Musicians File a FOIA Request for “Torture Songs”

A group of prominent musicians and singers, including many AFM members, filed a Freedom of Information Act (FOIA) request seeking the declassification of all records related to the use of music in interrogation. The artists also voiced a formal protest against the use of music in torture and requested the names of all songs that were blasted at prisoners for hours, sometimes days, as punishment or means of coercion beginning in 2002….

In October the Washington Post ran an article on the subject:

Torture songs spur a protest most vocal

Musicians call for release of records on Guantanamo detainee treatment

By Joe Heim

Washington Post Staff Writer

Thursday, October 22, 2009

….Tom Morello, formerly of the band Rage Against the Machine, also expressed outrage.

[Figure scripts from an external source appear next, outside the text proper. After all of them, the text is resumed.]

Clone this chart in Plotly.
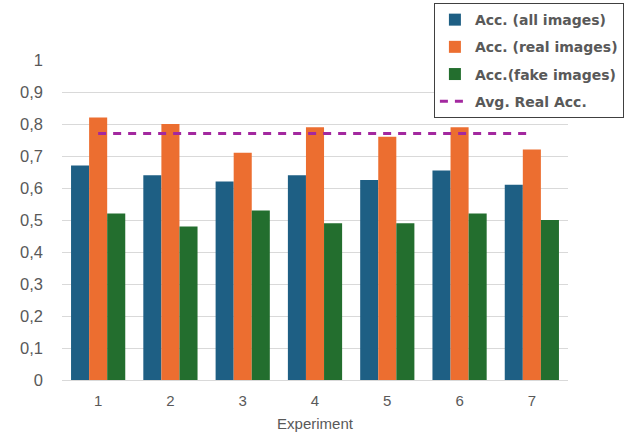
import plotly.graph_objects as go

experiments = ["1", "2", "3", "4", "5", "6", "7"]
acc_all = [0.67, 0.64, 0.62, 0.64, 0.625, 0.655, 0.61]
acc_real = [0.82, 0.80, 0.71, 0.79, 0.76, 0.79, 0.72]
acc_fake = [0.52, 0.48, 0.53, 0.49, 0.49, 0.52, 0.50]
avg_real = [0.77] * 7
y_ticks = [0, 0.1, 0.2, 0.3, 0.4, 0.5, 0.6, 0.7, 0.8, 0.9, 1]
y_labels = ["0", "0,1", "0,2", "0,3", "0,4", "0,5", "0,6", "0,7", "0,8", "0,9", "1"]

fig = go.Figure()
fig.add_trace(go.Bar(x=experiments, y=acc_all, name="Acc. (all images)",
                     marker=dict(color="#1e5f84", line=dict(width=0)), legendgroup="a"))
fig.add_trace(go.Bar(x=experiments, y=acc_real, name="Acc. (real images)",
                     marker=dict(color="#ec6e30", line=dict(width=0)), legendgroup="b"))
fig.add_trace(go.Bar(x=experiments, y=acc_fake, name="Acc.(fake images)",
                     marker=dict(color="#236e2e", line=dict(width=0)), legendgroup="c"))
fig.add_trace(go.Scatter(x=experiments, y=avg_real, name="Avg. Real Acc.", mode="lines",
                         line=dict(color="#a3289f", width=3, dash="8px,7px"), legendgroup="d"))

fig.update_layout(
    width=624, height=432,
    margin=dict(l=62, r=56, t=60, b=52, autoexpand=False),
    paper_bgcolor="white", plot_bgcolor="white",
    barmode="group", bargap=0.25, bargroupgap=0,
    font=dict(family="Liberation Sans, Arial", color="#595959"),
    showlegend=True,
    legend=dict(x=0.735, y=1.178, xanchor="left", yanchor="top",
                bgcolor="white", bordercolor="#404040", borderwidth=1,
                font=dict(family="DejaVu Sans", size=14, color="#595959", weight="bold"),
                tracegroupgap=6, itemwidth=30),
    xaxis=dict(title=dict(text="Experiment", font=dict(size=15), standoff=10),
               tickfont=dict(size=15), showline=True, linecolor="#d9d9d9", linewidth=1,
               ticks="", showgrid=False, ticklabelstandoff=7),
    yaxis=dict(range=[0, 1], tickvals=y_ticks, ticktext=y_labels,
               tickfont=dict(size=16.5), showgrid=True, gridcolor="#d9d9d9", gridwidth=1,
               zeroline=False, ticks="", ticklabelstandoff=18),
)

fig.write_html("out.html", config={"displayModeBar": False},
               post_script="document.body.style.margin='0';")
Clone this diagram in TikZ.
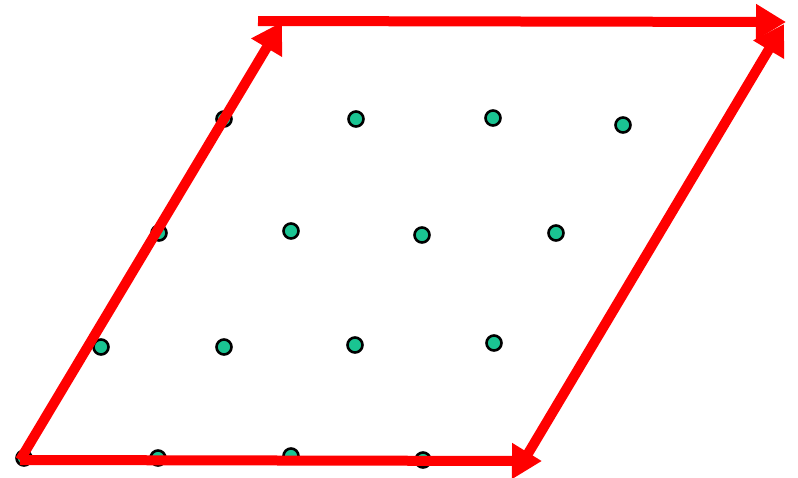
\documentclass[tikz,border=0pt]{standalone}
\usetikzlibrary{arrows.meta}
\definecolor{dotfill}{RGB}{26,196,146}
\definecolor{arrred}{RGB}{255,0,0}
\tikzset{
  dot/.style={circle,draw=black,line width=2.6pt,fill=dotfill,inner sep=0pt,minimum size=15pt},
  vec/.style={draw=arrred,line width=10pt,-{Triangle[length=30pt,width=34pt]}}
}
\begin{document}
\begin{tikzpicture}[x=1pt,y=-1pt]
\useasboundingbox (0,0) rectangle (798,477);
% lattice points
\node[dot] (p11) at (224,119) {};
\node[dot] (p12) at (356,119) {};
\node[dot] (p13) at (493,118) {};
\node[dot] (p14) at (623,125) {};
\node[dot] (p21) at (159,233) {};
\node[dot] (p22) at (291,231) {};
\node[dot] (p23) at (422,235) {};
\node[dot] (p24) at (556,233) {};
\node[dot] (p31) at (101,347) {};
\node[dot] (p32) at (224,347) {};
\node[dot] (p33) at (355,345) {};
\node[dot] (p34) at (494,343) {};
\node[dot] (p40) at (24,458) {};
\node[dot] (p41) at (158,458) {};
\node[dot] (p42) at (291,456) {};
\node[dot] (p43) at (423,460) {};
% vector end points
\coordinate (O) at (20,460);
\coordinate (A) at (542,461);
\coordinate (B) at (282,22);
\coordinate (C) at (258,21);
\coordinate (D) at (786,22);
\coordinate (E) at (523,462);
\coordinate (F) at (784,24);
\draw[vec] (O) -- (A);
\draw[vec] (O) -- (B);
\draw[vec] (C) -- (D);
\draw[vec] (E) -- (F);
\end{tikzpicture}
\end{document}
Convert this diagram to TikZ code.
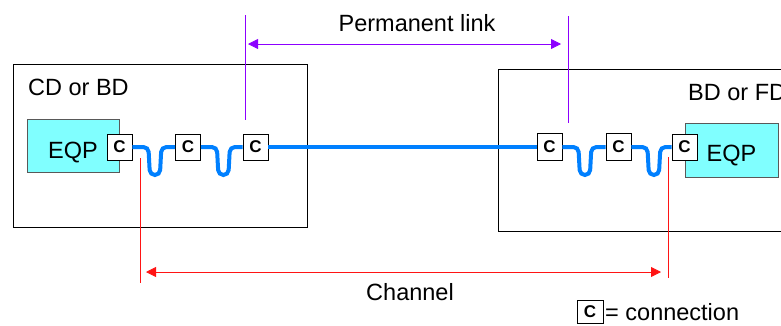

“The fact that music I helped create was used in crimes against humanity sickens me,” Morello said in a statement. “We need to end torture and close Guantanamo now….”

….”Sound at a certain level creates sensory overload and breaks down subjectivity and can [bring about] a regression to infantile behavior,” said Suzanne G. Cusick, a music professor at New York University who has studied, lectured about and written extensively on the use of music as torture in the current wars. “Its effectiveness depends on the constancy of the sound, not the qualities of the music.”

Played at a certain volume, she said, “it simply prevents people from thinking….”

Apparently once the group which filed the request finds out what music was used they’ll explore their legal options.

It’d certainly be ironic if a civil suit for non-payment of performance rights brought accountability to the torture regime.